SOURCE DATA>
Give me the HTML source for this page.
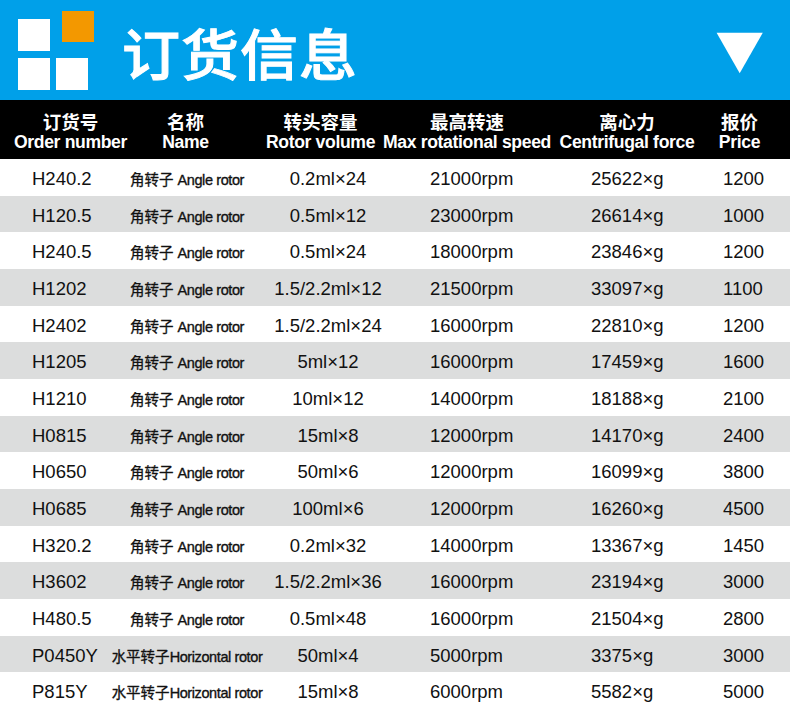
<!DOCTYPE html>
<html lang="zh-CN">
<head>
<meta charset="utf-8">
<title>订货信息</title>
<style>
html,body{margin:0;padding:0;}
body{width:790px;height:709px;position:relative;overflow:hidden;background:#fff;font-family:"Liberation Sans","Noto Sans CJK SC",sans-serif;}
.top{position:absolute;left:0;top:0;width:790px;height:100px;background:#00a0e9;}
.sq{position:absolute;background:#fff;}
.sq.o{background:#f39800;}
.title{position:absolute;left:122px;top:8.5px;font-family:"Noto Sans CJK SC",sans-serif;font-weight:500;-webkit-text-stroke:1px #fff;font-size:58px;line-height:84px;color:#fff;letter-spacing:1px;white-space:nowrap;transform:scaleY(0.945);transform-origin:0 42px;}
.tri{position:absolute;left:0;top:0;}
.head{position:absolute;left:0;top:100px;width:790px;height:59px;background:#000;color:#fff;font-weight:700;}
.hc{position:absolute;top:0;text-align:center;white-space:nowrap;}
.hc .zh{display:block;font-family:"Noto Sans CJK SC",sans-serif;font-size:18.5px;line-height:20px;height:20px;margin-top:11px;}
.hc .en{display:block;font-family:"Liberation Sans",sans-serif;font-size:17.6px;line-height:20px;letter-spacing:-0.35px;margin-top:1px;}
.row{position:absolute;left:0;width:790px;height:37px;color:#111;font-size:18.5px;background:#fff;}
.row.g{background:#dcdddd;}
.row>span{position:absolute;top:1px;line-height:37px;white-space:nowrap;}
.c1{left:32px;}
.c2{left:87px;width:200px;text-align:center;font-size:14.5px;top:3px !important;line-height:36px !important;}
.c2 .z{font-family:"Noto Sans CJK SC",sans-serif;font-weight:400;line-height:1px;-webkit-text-stroke:0.3px #111;}
.c2 .a{letter-spacing:-0.4px;-webkit-text-stroke:0.35px #111;}
.c3{left:248px;width:160px;text-align:center;}
.c4{left:430px;}
.c5{left:591px;}
.c6{left:723px;}
</style>
</head>
<body>
<div class="top">
  <div class="sq" style="left:18px;top:19px;width:32px;height:32px;"></div>
  <div class="sq o" style="left:62px;top:11px;width:32px;height:31px;"></div>
  <div class="sq" style="left:18px;top:58px;width:32px;height:32px;"></div>
  <div class="sq" style="left:56px;top:58px;width:32px;height:32px;"></div>
  <div class="title">订货信息</div>
  <svg class="tri" width="790" height="100" viewBox="0 0 790 100"><polygon points="716.6,32.8 762.8,32.8 739.7,73.2" fill="#fff"/></svg>
</div>
<div class="head">
  <div class="hc" style="left:0;width:141px;"><span class="zh">订货号</span><span class="en">Order number</span></div>
  <div class="hc" style="left:135px;width:101px;"><span class="zh">名称</span><span class="en">Name</span></div>
  <div class="hc" style="left:260px;width:121px;"><span class="zh">转头容量</span><span class="en">Rotor volume</span></div>
  <div class="hc" style="left:380px;width:174px;"><span class="zh">最高转速</span><span class="en">Max rotational speed</span></div>
  <div class="hc" style="left:555px;width:144px;"><span class="zh">离心力</span><span class="en">Centrifugal force</span></div>
  <div class="hc" style="left:710px;width:59px;"><span class="zh">报价</span><span class="en">Price</span></div>
</div>
<!--rows-->
<div class="row" style="top:159px;height:37px"><span class="c1">H240.2</span><span class="c2"><span class="z">角转子</span> <span class="a">Angle rotor</span></span><span class="c3">0.2ml×24</span><span class="c4">21000rpm</span><span class="c5">25622×g</span><span class="c6">1200</span></div>
<div class="row g" style="top:196px;height:36px"><span class="c1">H120.5</span><span class="c2"><span class="z">角转子</span> <span class="a">Angle rotor</span></span><span class="c3">0.5ml×12</span><span class="c4">23000rpm</span><span class="c5">26614×g</span><span class="c6">1000</span></div>
<div class="row" style="top:232px;height:37px"><span class="c1">H240.5</span><span class="c2"><span class="z">角转子</span> <span class="a">Angle rotor</span></span><span class="c3">0.5ml×24</span><span class="c4">18000rpm</span><span class="c5">23846×g</span><span class="c6">1200</span></div>
<div class="row g" style="top:269px;height:37px"><span class="c1">H1202</span><span class="c2"><span class="z">角转子</span> <span class="a">Angle rotor</span></span><span class="c3">1.5/2.2ml×12</span><span class="c4">21500rpm</span><span class="c5">33097×g</span><span class="c6">1100</span></div>
<div class="row" style="top:306px;height:36px"><span class="c1">H2402</span><span class="c2"><span class="z">角转子</span> <span class="a">Angle rotor</span></span><span class="c3">1.5/2.2ml×24</span><span class="c4">16000rpm</span><span class="c5">22810×g</span><span class="c6">1200</span></div>
<div class="row g" style="top:342px;height:37px"><span class="c1">H1205</span><span class="c2"><span class="z">角转子</span> <span class="a">Angle rotor</span></span><span class="c3">5ml×12</span><span class="c4">16000rpm</span><span class="c5">17459×g</span><span class="c6">1600</span></div>
<div class="row" style="top:379px;height:37px"><span class="c1">H1210</span><span class="c2"><span class="z">角转子</span> <span class="a">Angle rotor</span></span><span class="c3">10ml×12</span><span class="c4">14000rpm</span><span class="c5">18188×g</span><span class="c6">2100</span></div>
<div class="row g" style="top:416px;height:36px"><span class="c1">H0815</span><span class="c2"><span class="z">角转子</span> <span class="a">Angle rotor</span></span><span class="c3">15ml×8</span><span class="c4">12000rpm</span><span class="c5">14170×g</span><span class="c6">2400</span></div>
<div class="row" style="top:452px;height:37px"><span class="c1">H0650</span><span class="c2"><span class="z">角转子</span> <span class="a">Angle rotor</span></span><span class="c3">50ml×6</span><span class="c4">12000rpm</span><span class="c5">16099×g</span><span class="c6">3800</span></div>
<div class="row g" style="top:489px;height:37px"><span class="c1">H0685</span><span class="c2"><span class="z">角转子</span> <span class="a">Angle rotor</span></span><span class="c3">100ml×6</span><span class="c4">12000rpm</span><span class="c5">16260×g</span><span class="c6">4500</span></div>
<div class="row" style="top:526px;height:36px"><span class="c1">H320.2</span><span class="c2"><span class="z">角转子</span> <span class="a">Angle rotor</span></span><span class="c3">0.2ml×32</span><span class="c4">14000rpm</span><span class="c5">13367×g</span><span class="c6">1450</span></div>
<div class="row g" style="top:562px;height:37px"><span class="c1">H3602</span><span class="c2"><span class="z">角转子</span> <span class="a">Angle rotor</span></span><span class="c3">1.5/2.2ml×36</span><span class="c4">16000rpm</span><span class="c5">23194×g</span><span class="c6">3000</span></div>
<div class="row" style="top:599px;height:37px"><span class="c1">H480.5</span><span class="c2"><span class="z">角转子</span> <span class="a">Angle rotor</span></span><span class="c3">0.5ml×48</span><span class="c4">16000rpm</span><span class="c5">21504×g</span><span class="c6">2800</span></div>
<div class="row g" style="top:636px;height:36px"><span class="c1">P0450Y</span><span class="c2"><span class="z">水平转子</span><span class="a">Horizontal rotor</span></span><span class="c3">50ml×4</span><span class="c4">5000rpm</span><span class="c5">3375×g</span><span class="c6">3000</span></div>
<div class="row" style="top:672px;height:37px"><span class="c1">P815Y</span><span class="c2"><span class="z">水平转子</span><span class="a">Horizontal rotor</span></span><span class="c3">15ml×8</span><span class="c4">6000rpm</span><span class="c5">5582×g</span><span class="c6">5000</span></div>
<!--/rows-->
</body>
</html>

GOAL OF THE EXERCISE>
Output the lines above in full and exactly as given, omitting any pictures.

WRITTEN SOLUTION>
Give me the HTML source for this page.
<!DOCTYPE html>
<html lang="zh-CN">
<head>
<meta charset="utf-8">
<title>订货信息</title>
<style>
html,body{margin:0;padding:0;}
body{width:790px;height:709px;position:relative;overflow:hidden;background:#fff;font-family:"Liberation Sans","Noto Sans CJK SC",sans-serif;}
.top{position:absolute;left:0;top:0;width:790px;height:100px;background:#00a0e9;}
.sq{position:absolute;background:#fff;}
.sq.o{background:#f39800;}
.title{position:absolute;left:122px;top:8.5px;font-family:"Noto Sans CJK SC",sans-serif;font-weight:500;-webkit-text-stroke:1px #fff;font-size:58px;line-height:84px;color:#fff;letter-spacing:1px;white-space:nowrap;transform:scaleY(0.945);transform-origin:0 42px;}
.tri{position:absolute;left:0;top:0;}
.head{position:absolute;left:0;top:100px;width:790px;height:59px;background:#000;color:#fff;font-weight:700;}
.hc{position:absolute;top:0;text-align:center;white-space:nowrap;}
.hc .zh{display:block;font-family:"Noto Sans CJK SC",sans-serif;font-size:18.5px;line-height:20px;height:20px;margin-top:11px;}
.hc .en{display:block;font-family:"Liberation Sans",sans-serif;font-size:17.6px;line-height:20px;letter-spacing:-0.35px;margin-top:1px;}
.row{position:absolute;left:0;width:790px;height:37px;color:#111;font-size:18.5px;background:#fff;}
.row.g{background:#dcdddd;}
.row>span{position:absolute;top:1px;line-height:37px;white-space:nowrap;}
.c1{left:32px;}
.c2{left:87px;width:200px;text-align:center;font-size:14.5px;top:3px !important;line-height:36px !important;}
.c2 .z{font-family:"Noto Sans CJK SC",sans-serif;font-weight:400;line-height:1px;-webkit-text-stroke:0.3px #111;}
.c2 .a{letter-spacing:-0.4px;-webkit-text-stroke:0.35px #111;}
.c3{left:248px;width:160px;text-align:center;}
.c4{left:430px;}
.c5{left:591px;}
.c6{left:723px;}
</style>
</head>
<body>
<div class="top">
  <div class="sq" style="left:18px;top:19px;width:32px;height:32px;"></div>
  <div class="sq o" style="left:62px;top:11px;width:32px;height:31px;"></div>
  <div class="sq" style="left:18px;top:58px;width:32px;height:32px;"></div>
  <div class="sq" style="left:56px;top:58px;width:32px;height:32px;"></div>
  <div class="title">订货信息</div>
  <svg class="tri" width="790" height="100" viewBox="0 0 790 100"><polygon points="716.6,32.8 762.8,32.8 739.7,73.2" fill="#fff"/></svg>
</div>
<div class="head">
  <div class="hc" style="left:0;width:141px;"><span class="zh">订货号</span><span class="en">Order number</span></div>
  <div class="hc" style="left:135px;width:101px;"><span class="zh">名称</span><span class="en">Name</span></div>
  <div class="hc" style="left:260px;width:121px;"><span class="zh">转头容量</span><span class="en">Rotor volume</span></div>
  <div class="hc" style="left:380px;width:174px;"><span class="zh">最高转速</span><span class="en">Max rotational speed</span></div>
  <div class="hc" style="left:555px;width:144px;"><span class="zh">离心力</span><span class="en">Centrifugal force</span></div>
  <div class="hc" style="left:710px;width:59px;"><span class="zh">报价</span><span class="en">Price</span></div>
</div>
<!--rows-->
<div class="row" style="top:159px;height:37px"><span class="c1">H240.2</span><span class="c2"><span class="z">角转子</span> <span class="a">Angle rotor</span></span><span class="c3">0.2ml×24</span><span class="c4">21000rpm</span><span class="c5">25622×g</span><span class="c6">1200</span></div>
<div class="row g" style="top:196px;height:36px"><span class="c1">H120.5</span><span class="c2"><span class="z">角转子</span> <span class="a">Angle rotor</span></span><span class="c3">0.5ml×12</span><span class="c4">23000rpm</span><span class="c5">26614×g</span><span class="c6">1000</span></div>
<div class="row" style="top:232px;height:37px"><span class="c1">H240.5</span><span class="c2"><span class="z">角转子</span> <span class="a">Angle rotor</span></span><span class="c3">0.5ml×24</span><span class="c4">18000rpm</span><span class="c5">23846×g</span><span class="c6">1200</span></div>
<div class="row g" style="top:269px;height:37px"><span class="c1">H1202</span><span class="c2"><span class="z">角转子</span> <span class="a">Angle rotor</span></span><span class="c3">1.5/2.2ml×12</span><span class="c4">21500rpm</span><span class="c5">33097×g</span><span class="c6">1100</span></div>
<div class="row" style="top:306px;height:36px"><span class="c1">H2402</span><span class="c2"><span class="z">角转子</span> <span class="a">Angle rotor</span></span><span class="c3">1.5/2.2ml×24</span><span class="c4">16000rpm</span><span class="c5">22810×g</span><span class="c6">1200</span></div>
<div class="row g" style="top:342px;height:37px"><span class="c1">H1205</span><span class="c2"><span class="z">角转子</span> <span class="a">Angle rotor</span></span><span class="c3">5ml×12</span><span class="c4">16000rpm</span><span class="c5">17459×g</span><span class="c6">1600</span></div>
<div class="row" style="top:379px;height:37px"><span class="c1">H1210</span><span class="c2"><span class="z">角转子</span> <span class="a">Angle rotor</span></span><span class="c3">10ml×12</span><span class="c4">14000rpm</span><span class="c5">18188×g</span><span class="c6">2100</span></div>
<div class="row g" style="top:416px;height:36px"><span class="c1">H0815</span><span class="c2"><span class="z">角转子</span> <span class="a">Angle rotor</span></span><span class="c3">15ml×8</span><span class="c4">12000rpm</span><span class="c5">14170×g</span><span class="c6">2400</span></div>
<div class="row" style="top:452px;height:37px"><span class="c1">H0650</span><span class="c2"><span class="z">角转子</span> <span class="a">Angle rotor</span></span><span class="c3">50ml×6</span><span class="c4">12000rpm</span><span class="c5">16099×g</span><span class="c6">3800</span></div>
<div class="row g" style="top:489px;height:37px"><span class="c1">H0685</span><span class="c2"><span class="z">角转子</span> <span class="a">Angle rotor</span></span><span class="c3">100ml×6</span><span class="c4">12000rpm</span><span class="c5">16260×g</span><span class="c6">4500</span></div>
<div class="row" style="top:526px;height:36px"><span class="c1">H320.2</span><span class="c2"><span class="z">角转子</span> <span class="a">Angle rotor</span></span><span class="c3">0.2ml×32</span><span class="c4">14000rpm</span><span class="c5">13367×g</span><span class="c6">1450</span></div>
<div class="row g" style="top:562px;height:37px"><span class="c1">H3602</span><span class="c2"><span class="z">角转子</span> <span class="a">Angle rotor</span></span><span class="c3">1.5/2.2ml×36</span><span class="c4">16000rpm</span><span class="c5">23194×g</span><span class="c6">3000</span></div>
<div class="row" style="top:599px;height:37px"><span class="c1">H480.5</span><span class="c2"><span class="z">角转子</span> <span class="a">Angle rotor</span></span><span class="c3">0.5ml×48</span><span class="c4">16000rpm</span><span class="c5">21504×g</span><span class="c6">2800</span></div>
<div class="row g" style="top:636px;height:36px"><span class="c1">P0450Y</span><span class="c2"><span class="z">水平转子</span><span class="a">Horizontal rotor</span></span><span class="c3">50ml×4</span><span class="c4">5000rpm</span><span class="c5">3375×g</span><span class="c6">3000</span></div>
<div class="row" style="top:672px;height:37px"><span class="c1">P815Y</span><span class="c2"><span class="z">水平转子</span><span class="a">Horizontal rotor</span></span><span class="c3">15ml×8</span><span class="c4">6000rpm</span><span class="c5">5582×g</span><span class="c6">5000</span></div>
<!--/rows-->
</body>
</html>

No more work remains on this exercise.